Auch RMV-Geschäftsführer Knut Ringat beklagt: „Eine der größten Herausforderungen aktuell ist die Qualität der Schienenleistungen. Hinzu kommt der Mangel an Personal in den Stellwerken und im Betrieb.“ Was sich sowohl das Geburtstagskind RMV als auch Pro Bahn wünschen: mehr Personal bei Netz-Betreiber DB InfraGO und der Verkehrsgesellschaft Frankfurt (VGF). Beide Unternehmen haben mittlerweile Ausbildungsoffensiven gestartet, doch es dauert, bis sie fruchten.

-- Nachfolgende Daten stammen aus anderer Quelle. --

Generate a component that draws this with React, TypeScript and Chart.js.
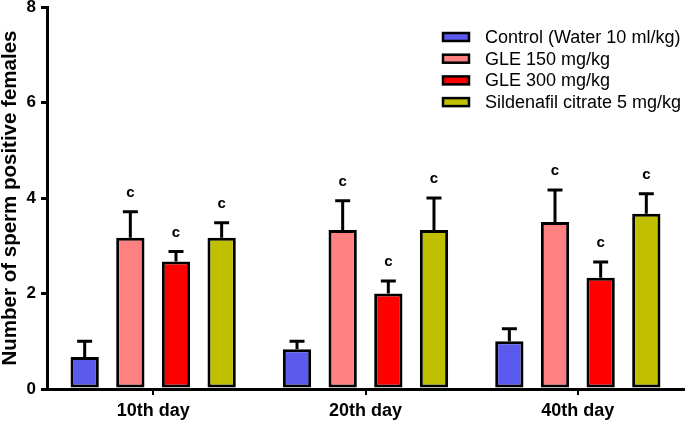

Forderung nach „Flatrate-Tickets“
1995 gab es noch keine VGF. Sie entstand im Jahr darauf aus der Abteilung Verkehr der Stadtwerke. Was es 1995 gab: ein neues, günstiges Flatrate-Angebot. Das Schönes-Wochenende-Ticket sorgte für volle Regionalzüge an Wochenenden bis 2019. Weiteren Fahrgastzuwachs bescherten ab 2018 das Hessenticket sowie insbesondere das Deutschland-Ticket ab 2023. Dessen Fortführung manifestierte die künftige Bundesregierung jüngst im Koalitionsvertrag. „Die Bestandsgarantie des Deutschland-Tickets gibt uns die Möglichkeit, eine deutliche Vereinfachung des RMV-Tarifs vorzunehmen“, kündigt Ringat an. Luftlinien-Tarife wie in Freiburg oder via eezy.nrw sind beim RMV weder geplant noch gefragt.
„Der Schwerpunkt sollte auf „Flatrate-Tickets“ liegen und nicht auf Einzel-Lösungen für Gelegenheitsfahrgäste“, meint Grassel. Stattdessen wünscht sie sich „S-Bahn-Fahrzeuge mit Toiletten, da die Reisezeiten oft mehr als eine Stunde betragen.“ Laut RMV aber seien WCs anfällig für Vandalismus und bräuchten viel Platz, was angesichts steigender Fahrgastzahlen nachteilig wäre. Für die Zukunft setzt der RMV andere Prioritäten. „Ab etwa 2030 könnte ein autonomes Rufbussystem in der Fläche flexibel 24/7 starre Busfahrpläne mit wenigen täglichen Fahrten ablösen“, prognostiziert Ringat. Dies sei zudem eine Antwort auf den „stärker werdenden Fachkräftemangel“.